>> BEGIN

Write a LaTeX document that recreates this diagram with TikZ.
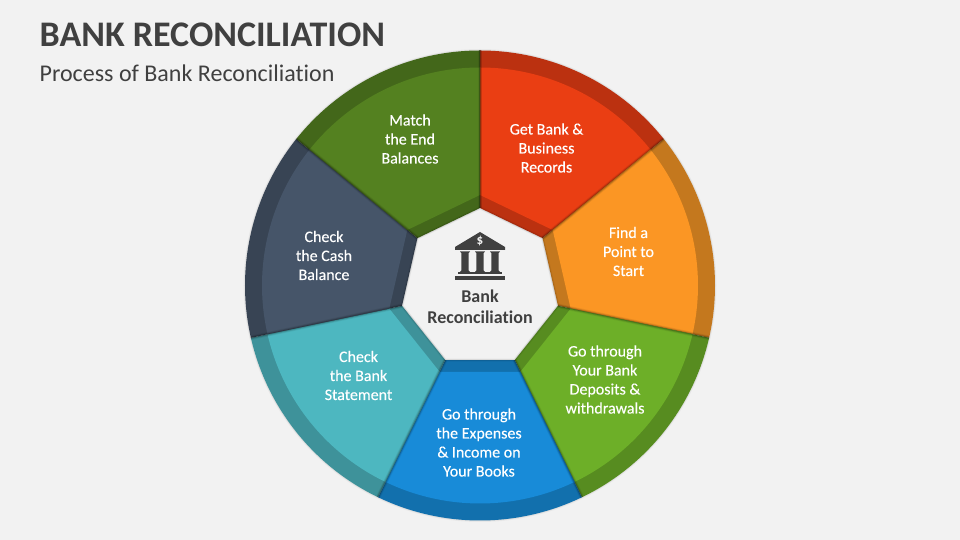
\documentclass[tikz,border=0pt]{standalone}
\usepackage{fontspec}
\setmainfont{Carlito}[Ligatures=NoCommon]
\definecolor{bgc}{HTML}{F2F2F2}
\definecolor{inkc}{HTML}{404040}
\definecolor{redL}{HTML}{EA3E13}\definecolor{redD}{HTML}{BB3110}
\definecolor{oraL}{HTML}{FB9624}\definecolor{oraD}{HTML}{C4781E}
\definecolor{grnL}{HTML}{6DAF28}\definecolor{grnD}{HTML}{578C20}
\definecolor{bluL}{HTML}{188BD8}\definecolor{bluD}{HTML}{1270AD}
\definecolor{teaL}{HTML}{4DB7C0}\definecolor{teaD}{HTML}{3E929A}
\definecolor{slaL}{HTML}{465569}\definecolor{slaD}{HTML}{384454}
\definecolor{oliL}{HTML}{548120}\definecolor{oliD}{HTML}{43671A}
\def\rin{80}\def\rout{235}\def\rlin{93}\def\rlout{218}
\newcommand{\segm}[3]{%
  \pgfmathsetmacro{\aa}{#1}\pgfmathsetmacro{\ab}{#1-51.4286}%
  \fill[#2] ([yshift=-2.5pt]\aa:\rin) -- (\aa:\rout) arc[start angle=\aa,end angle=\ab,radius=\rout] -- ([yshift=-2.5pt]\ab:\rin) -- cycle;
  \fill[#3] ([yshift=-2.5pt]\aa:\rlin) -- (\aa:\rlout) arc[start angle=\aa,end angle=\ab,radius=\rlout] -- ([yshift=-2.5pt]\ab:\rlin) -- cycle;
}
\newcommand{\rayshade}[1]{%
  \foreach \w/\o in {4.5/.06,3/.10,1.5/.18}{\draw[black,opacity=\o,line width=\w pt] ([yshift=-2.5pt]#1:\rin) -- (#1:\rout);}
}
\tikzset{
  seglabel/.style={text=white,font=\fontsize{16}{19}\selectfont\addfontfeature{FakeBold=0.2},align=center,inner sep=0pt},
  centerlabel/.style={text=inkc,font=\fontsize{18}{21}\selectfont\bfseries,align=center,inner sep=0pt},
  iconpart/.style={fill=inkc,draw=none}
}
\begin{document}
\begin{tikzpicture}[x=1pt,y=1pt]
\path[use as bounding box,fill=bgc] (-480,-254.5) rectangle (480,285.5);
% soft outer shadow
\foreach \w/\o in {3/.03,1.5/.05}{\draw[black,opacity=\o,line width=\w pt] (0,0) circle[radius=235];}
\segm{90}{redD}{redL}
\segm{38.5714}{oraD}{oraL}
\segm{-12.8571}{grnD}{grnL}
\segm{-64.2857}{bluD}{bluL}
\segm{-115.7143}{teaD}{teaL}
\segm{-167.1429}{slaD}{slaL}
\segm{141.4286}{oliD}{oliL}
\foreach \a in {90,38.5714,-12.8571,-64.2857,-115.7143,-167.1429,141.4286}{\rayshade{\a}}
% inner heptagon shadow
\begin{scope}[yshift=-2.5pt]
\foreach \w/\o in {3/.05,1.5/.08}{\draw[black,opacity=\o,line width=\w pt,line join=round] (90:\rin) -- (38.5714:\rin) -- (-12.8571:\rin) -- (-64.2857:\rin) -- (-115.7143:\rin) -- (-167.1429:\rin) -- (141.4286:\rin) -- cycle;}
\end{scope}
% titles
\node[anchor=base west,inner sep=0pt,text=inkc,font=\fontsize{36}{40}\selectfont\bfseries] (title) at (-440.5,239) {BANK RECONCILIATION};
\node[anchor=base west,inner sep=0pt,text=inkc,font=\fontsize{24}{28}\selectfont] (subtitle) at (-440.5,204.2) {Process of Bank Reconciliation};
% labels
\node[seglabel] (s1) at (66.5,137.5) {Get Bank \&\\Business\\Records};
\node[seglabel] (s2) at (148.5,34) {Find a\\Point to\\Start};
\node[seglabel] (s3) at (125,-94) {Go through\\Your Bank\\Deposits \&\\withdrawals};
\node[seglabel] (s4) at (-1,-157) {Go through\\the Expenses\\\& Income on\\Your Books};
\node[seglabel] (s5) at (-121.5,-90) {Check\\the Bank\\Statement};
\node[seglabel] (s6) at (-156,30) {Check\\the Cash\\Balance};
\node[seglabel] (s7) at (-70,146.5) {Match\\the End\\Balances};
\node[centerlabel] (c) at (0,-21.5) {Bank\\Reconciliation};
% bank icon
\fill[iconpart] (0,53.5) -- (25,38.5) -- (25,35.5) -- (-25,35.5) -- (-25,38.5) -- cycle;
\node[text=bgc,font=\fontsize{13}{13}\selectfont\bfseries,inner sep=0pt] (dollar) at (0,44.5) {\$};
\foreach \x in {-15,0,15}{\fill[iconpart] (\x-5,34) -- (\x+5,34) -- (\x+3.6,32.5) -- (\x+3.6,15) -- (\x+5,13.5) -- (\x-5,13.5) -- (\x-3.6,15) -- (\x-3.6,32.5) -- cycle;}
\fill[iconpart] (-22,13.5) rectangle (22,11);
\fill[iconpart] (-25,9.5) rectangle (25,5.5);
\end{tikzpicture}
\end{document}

>> END

> [DESCRIPTION OF THE TASK] Return each line exactly as written. Any picture gets left out.

> [TASK ANSWER]
Write a LaTeX document that recreates this diagram with TikZ.
\documentclass[tikz,border=0pt]{standalone}
\usepackage{fontspec}
\setmainfont{Carlito}[Ligatures=NoCommon]
\definecolor{bgc}{HTML}{F2F2F2}
\definecolor{inkc}{HTML}{404040}
\definecolor{redL}{HTML}{EA3E13}\definecolor{redD}{HTML}{BB3110}
\definecolor{oraL}{HTML}{FB9624}\definecolor{oraD}{HTML}{C4781E}
\definecolor{grnL}{HTML}{6DAF28}\definecolor{grnD}{HTML}{578C20}
\definecolor{bluL}{HTML}{188BD8}\definecolor{bluD}{HTML}{1270AD}
\definecolor{teaL}{HTML}{4DB7C0}\definecolor{teaD}{HTML}{3E929A}
\definecolor{slaL}{HTML}{465569}\definecolor{slaD}{HTML}{384454}
\definecolor{oliL}{HTML}{548120}\definecolor{oliD}{HTML}{43671A}
\def\rin{80}\def\rout{235}\def\rlin{93}\def\rlout{218}
\newcommand{\segm}[3]{%
  \pgfmathsetmacro{\aa}{#1}\pgfmathsetmacro{\ab}{#1-51.4286}%
  \fill[#2] ([yshift=-2.5pt]\aa:\rin) -- (\aa:\rout) arc[start angle=\aa,end angle=\ab,radius=\rout] -- ([yshift=-2.5pt]\ab:\rin) -- cycle;
  \fill[#3] ([yshift=-2.5pt]\aa:\rlin) -- (\aa:\rlout) arc[start angle=\aa,end angle=\ab,radius=\rlout] -- ([yshift=-2.5pt]\ab:\rlin) -- cycle;
}
\newcommand{\rayshade}[1]{%
  \foreach \w/\o in {4.5/.06,3/.10,1.5/.18}{\draw[black,opacity=\o,line width=\w pt] ([yshift=-2.5pt]#1:\rin) -- (#1:\rout);}
}
\tikzset{
  seglabel/.style={text=white,font=\fontsize{16}{19}\selectfont\addfontfeature{FakeBold=0.2},align=center,inner sep=0pt},
  centerlabel/.style={text=inkc,font=\fontsize{18}{21}\selectfont\bfseries,align=center,inner sep=0pt},
  iconpart/.style={fill=inkc,draw=none}
}
\begin{document}
\begin{tikzpicture}[x=1pt,y=1pt]
\path[use as bounding box,fill=bgc] (-480,-254.5) rectangle (480,285.5);
% soft outer shadow
\foreach \w/\o in {3/.03,1.5/.05}{\draw[black,opacity=\o,line width=\w pt] (0,0) circle[radius=235];}
\segm{90}{redD}{redL}
\segm{38.5714}{oraD}{oraL}
\segm{-12.8571}{grnD}{grnL}
\segm{-64.2857}{bluD}{bluL}
\segm{-115.7143}{teaD}{teaL}
\segm{-167.1429}{slaD}{slaL}
\segm{141.4286}{oliD}{oliL}
\foreach \a in {90,38.5714,-12.8571,-64.2857,-115.7143,-167.1429,141.4286}{\rayshade{\a}}
% inner heptagon shadow
\begin{scope}[yshift=-2.5pt]
\foreach \w/\o in {3/.05,1.5/.08}{\draw[black,opacity=\o,line width=\w pt,line join=round] (90:\rin) -- (38.5714:\rin) -- (-12.8571:\rin) -- (-64.2857:\rin) -- (-115.7143:\rin) -- (-167.1429:\rin) -- (141.4286:\rin) -- cycle;}
\end{scope}
% titles
\node[anchor=base west,inner sep=0pt,text=inkc,font=\fontsize{36}{40}\selectfont\bfseries] (title) at (-440.5,239) {BANK RECONCILIATION};
\node[anchor=base west,inner sep=0pt,text=inkc,font=\fontsize{24}{28}\selectfont] (subtitle) at (-440.5,204.2) {Process of Bank Reconciliation};
% labels
\node[seglabel] (s1) at (66.5,137.5) {Get Bank \&\\Business\\Records};
\node[seglabel] (s2) at (148.5,34) {Find a\\Point to\\Start};
\node[seglabel] (s3) at (125,-94) {Go through\\Your Bank\\Deposits \&\\withdrawals};
\node[seglabel] (s4) at (-1,-157) {Go through\\the Expenses\\\& Income on\\Your Books};
\node[seglabel] (s5) at (-121.5,-90) {Check\\the Bank\\Statement};
\node[seglabel] (s6) at (-156,30) {Check\\the Cash\\Balance};
\node[seglabel] (s7) at (-70,146.5) {Match\\the End\\Balances};
\node[centerlabel] (c) at (0,-21.5) {Bank\\Reconciliation};
% bank icon
\fill[iconpart] (0,53.5) -- (25,38.5) -- (25,35.5) -- (-25,35.5) -- (-25,38.5) -- cycle;
\node[text=bgc,font=\fontsize{13}{13}\selectfont\bfseries,inner sep=0pt] (dollar) at (0,44.5) {\$};
\foreach \x in {-15,0,15}{\fill[iconpart] (\x-5,34) -- (\x+5,34) -- (\x+3.6,32.5) -- (\x+3.6,15) -- (\x+5,13.5) -- (\x-5,13.5) -- (\x-3.6,15) -- (\x-3.6,32.5) -- cycle;}
\fill[iconpart] (-22,13.5) rectangle (22,11);
\fill[iconpart] (-25,9.5) rectangle (25,5.5);
\end{tikzpicture}
\end{document}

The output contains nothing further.